La fontanela (anterior y posterior) es una característica anatómica del cráneo humano infantil que comprende cualquiera de las brechas membranosas suaves (suturas) entre los huesos craneales que forman la calvaria de un feto o un bebé. Las fontanelas permiten un rápido estiramiento y deformación del neurocráneo a medida que el cerebro se expande más rápido de lo que puede crecer el hueso circundante, dando lugar a una mayor expansión craneal y durante mayor tiempo que determinarían la conservación de los caracteres infantiles, conocida como neotenia, e impulsando a su vez duración de la gestación y altricialidad en humanos en comparación con otras especies, como el chimpancé, cuyas suturas sellan mucho antes teniendo, además, una mayor gestación en términos relativos (que no absolutos) con nuestra especie. Es más, probablemente hablemos de un rasgo relativamente reciente pues no está presente en otras especies homininas, como Austrolopithecus africanus.
De hecho, se cree que la gestación en humanos es más corta que la mayoría de los otros primates de tamaño comparable. La duración de la gestación en humanos es de 266 días, u ocho días menos que los nueve meses, y se cuenta desde el primer día del último período menstrual de la mujer. Durante la gestación, las madres deben soportar el coste metabólico del crecimiento de los tejidos tanto de sí mismas como del feto, así como la tasa metabólica cada vez mayor del feto en crecimiento. Los datos comparativos de mamíferos no primates y primates sugieren que existe una restricción metabólica sobre cuán grande y energéticamente costoso puede crecer un feto antes de que deba abandonar el cuerpo de la madre y, probablemente, este período de gestación más corto sea una adaptación para garantizar la supervivencia de la madre y el niño porque conduce a la altricialidad o dependencia postnatal.

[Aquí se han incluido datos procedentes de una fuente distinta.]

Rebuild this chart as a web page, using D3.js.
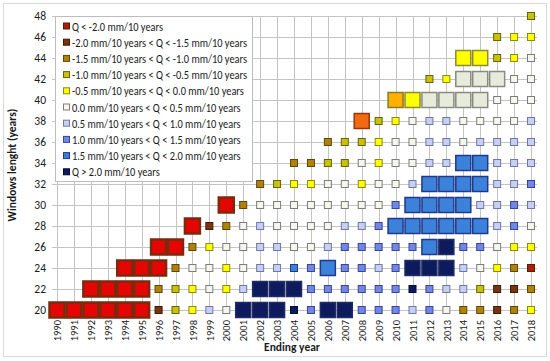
<!DOCTYPE html>
<html lang="en">
<head>
<meta charset="utf-8">
<title>Windows length vs ending year</title>
<script src="https://cdn.jsdelivr.net/npm/d3@7"></script>
<style>
    body { margin: 0; background: #fff; }
    text { font-family: Carlito, Lato, "Liberation Sans", sans-serif; fill: #1a1a1a; }
    .grid line { stroke: #c4c4c4; stroke-width: 1; }
</style>
</head>
<body>
<svg id="chart" width="550" height="361"></svg>
<script>
// ending years and window lengths
var years = d3.range(1990, 2019)
var windows = [20, 22, 24, 26, 28, 30, 32, 34, 36, 38, 40, 42, 44, 46, 48]
var firstYear = 1970   // a window of w years ending in y starts at y - w + 1 > 1970

// legend classes
var classLabels = [
    'Q < -2.0 mm/10 years',
    '-2.0 mm/10 years < Q < -1.5 mm/10 years',
    '-1.5 mm/10 years < Q < -1.0 mm/10 years',
    '-1.0 mm/10 years < Q < -0.5 mm/10 years',
    '-0.5 mm/10 years < Q < 0.0 mm/10 years',
    '0.0 mm/10 years < Q < 0.5 mm/10 years',
    '0.5 mm/10 years < Q < 1.0 mm/10 years',
    '1.0 mm/10 years < Q < 1.5 mm/10 years',
    '1.5 mm/10 years < Q < 2.0 mm/10 years',
    'Q > 2.0 mm/10 years'
]

// class of each cell, one row per window, starting at the first possible ending year
// "L" = significant trend (big marker)
var row20 = ['0L','0L','0L','0L','0L','0L','1','3','4','6','5','9L','9L','9L','9','7','9L','9L','7','7','7','6','7','5','2','2','1','2','4']
var row22 = ['0L','0L','0L','0L','2','3','4','5','4','6','9L','9L','9L','7','7','7','7','7','7','9','7','6','6','3','1','1','2']
var row24 = ['0L','0L','0L','2','5','5','4','5','6','6','8','7','8L','7','7','6','7','9L','9L','9L','6','5','4','2','0']
var row26 = ['0L','0L','2','4','5','5','6','6','5','5','6','7','7','7','7','7','8L','9L','7','7','5','4','4']
var row28 = ['0L','1','2','5','6','5','5','5','5','6','6','7','8L','8L','8L','8L','8L','8L','6','7','5']
var row30 = ['0L','2','5','5','5','5','5','5','5','5','7','8L','8L','8L','7L','6','6','7','6']
var row32 = ['2','3','4','4','5','5','4','5','5','6','7L','8L','8L','7L','6','6','7']
var row34 = ['2','2','3','3','5','4','5','5','6','6','7L','7L','6','6','6']
var row36 = ['2','3','3','4','5','5','6','6','5','6','6','6','6']
var row38 = ['1L','3','4','5','6','6','5','5','5','5','6']
var row40 = ['2L','4L','5L','5L','5L','5L','5','5','5']
var row42 = ['3','4','5L','5L','5L','5','5']
var row44 = ['4L','4L','3','4','5']
var row46 = ['3','4','4']
var row48 = ['3']
var rows = [row20, row22, row24, row26, row28, row30, row32, row34, row36, row38, row40, row42, row44, row46, row48]

// colours: small markers / legend
var smallFill   = ['#a8200c', '#7a3410', '#b0820c', '#c8c20a', '#ffff00', '#f6f6ef', '#c8d0f2', '#7486e4', '#3b7fd8', '#0d1b5e']
var smallStroke = ['#5a1a08', '#3e1a06', '#5e4606', '#66620a', '#8a8a10', '#7c7c7c', '#6e78a8', '#36449a', '#1c3c86', '#050c30']
// colours: big markers
var bigFill   = ['#e50505', '#f06a12', '#ffb000', '#c8c20a', '#ffff00', '#e7ebdb', '#8db4e2', '#3c82da', '#3c82da', '#0d1b5e']
var bigStroke = ['#7c2a0c', '#9a3410', '#8a7a20', '#66620a', '#8c8c30', '#8a8a80', '#5c6c9c', '#1f3a8a', '#1f3a8a', '#222c64']

var cells = []
rows.forEach(function (r, i) {
    var w = windows[i]
    r.forEach(function (code, j) {
        cells.push({
            year: firstYear + w + j,
            win: w,
            cls: +code[0],
            big: code.length > 1
        })
    })
})

var svg = d3.select('#chart')

// outer frame
svg.append('rect')
    .attr('x', 3.5).attr('y', 3.5)
    .attr('width', 543).attr('height', 353)
    .attr('fill', '#fff')
    .attr('stroke', '#d9d9d9')

var x = d3.scalePoint().domain(years).range([57, 531])
var y = d3.scaleLinear().domain([20, 48]).range([310, 16])

var grid = svg.append('g').attr('class', 'grid')
grid.selectAll('.v').data(years).enter().append('line')
    .attr('x1', d => Math.round(x(d)) + 0.5).attr('x2', d => Math.round(x(d)) + 0.5)
    .attr('y1', y(48)).attr('y2', y(20))
grid.selectAll('.h').data(windows).enter().append('line')
    .attr('x1', 52).attr('x2', 537)
    .attr('y1', d => Math.round(y(d)) + 0.5).attr('y2', d => Math.round(y(d)) + 0.5)

// y tick labels
var yAxis = d3.axisLeft(y).tickValues(windows).tickSize(0).tickPadding(0)
var gy = svg.append('g').attr('transform', 'translate(46,0)').call(yAxis)
gy.select('.domain').remove()
gy.selectAll('text').attr('font-size', 11.5).attr('fill', '#1a1a1a')
    .style('font-family', 'Carlito, Lato, "Liberation Sans", sans-serif')

// x tick labels, rotated
var xAxis = d3.axisBottom(x).tickSize(0).tickPadding(0)
var gx = svg.append('g').attr('transform', 'translate(0,320)').call(xAxis)
gx.select('.domain').remove()
gx.selectAll('text')
    .attr('font-size', 10.5).attr('fill', '#1a1a1a')
    .style('font-family', 'Carlito, Lato, "Liberation Sans", sans-serif')
    .attr('text-anchor', 'end')
    .attr('dy', '0.35em')
    .attr('y', 0)
    .attr('transform', 'rotate(-90)')

// markers: small first, big on top
var sorted = cells.slice().sort((a, b) => a.big - b.big)
svg.append('g').selectAll('rect').data(sorted).enter().append('rect')
    .attr('x', d => x(d.year) - (d.big ? 7.5 : 3.5))
    .attr('y', d => y(d.win) - (d.big ? 7.5 : 3.5))
    .attr('width', d => d.big ? 15 : 7)
    .attr('height', d => d.big ? 15 : 7)
    .attr('fill', d => d.big ? bigFill[d.cls] : smallFill[d.cls])
    .attr('stroke', d => d.big ? bigStroke[d.cls] : smallStroke[d.cls])
    .attr('stroke-width', d => d.big ? (d.cls == 0 ? 2.5 : 1.5) : 1)

// legend
var lg = svg.append('g')
lg.append('rect')
    .attr('x', 55.5).attr('y', 16.5)
    .attr('width', 197).attr('height', 165)
    .attr('fill', '#fff')
    .attr('stroke', '#bdbdbd')
var item = lg.selectAll('.item').data(classLabels).enter().append('g')
    .attr('transform', (d, i) => 'translate(0,' + (26.5 + i * 16.2) + ')')
item.append('rect')
    .attr('x', 63.5).attr('y', -3.5)
    .attr('width', 6).attr('height', 6)
    .attr('fill', (d, i) => smallFill[i])
    .attr('stroke', (d, i) => smallStroke[i])
var labels = item.append('text')
    .attr('x', 72).attr('y', 0)
    .attr('dy', '0.35em')
    .attr('font-size', 11.5)
    .text(d => d)
// squeeze the labels to a Calibri-like width (longest label ~175px)
var longest = d3.max(labels.nodes(), n => n.getComputedTextLength())
var squeeze = Math.min(1, 175 / longest)
labels.each(function () {
    var len = this.getComputedTextLength()
    d3.select(this).attr('textLength', len * squeeze).attr('lengthAdjust', 'spacingAndGlyphs')
})

// axis titles
svg.append('text')
    .attr('transform', 'translate(16,165) rotate(-90)')
    .attr('text-anchor', 'middle')
    .attr('font-size', 11.5)
    .style('font-weight', 'bold')
    .text('Windows lenght  (years)')
svg.append('text')
    .attr('x', 292).attr('y', 351)
    .attr('text-anchor', 'middle')
    .attr('font-size', 11.5)
    .style('font-weight', 'bold')
    .text('Ending year')
</script>
</body>
</html>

En definitiva, el cerebro y el tamaño corporal neonatales han aumentado en el linaje hominino, y la inversión materna humana es mayor de lo esperado para un primate de nuestra masa corporal. La hipótesis del dilema obstétrico sugiere que para poder tener un parto exitoso, el bebé debe nacer cada vez más pronto, haciendo que el niño sea cada vez más prematuro en su desarrollo y que esta sea una (de las muchas claves) por las cuales nuestro potencial como especie ha alcanzado las cotas que conocemos. Que nos ha hecho dependientes del mundo social que nos rodea, vulnerables eso sí, pero que a través de la pleiotropía antagónica se premiera también la juventud extendida y un mayor tiempo para madurar, para aprender y equivocarnos, más sensibles a la construcción de nuestras propias pautas y a los nichos culturales, y que, siendo así, yo no vería un dilema.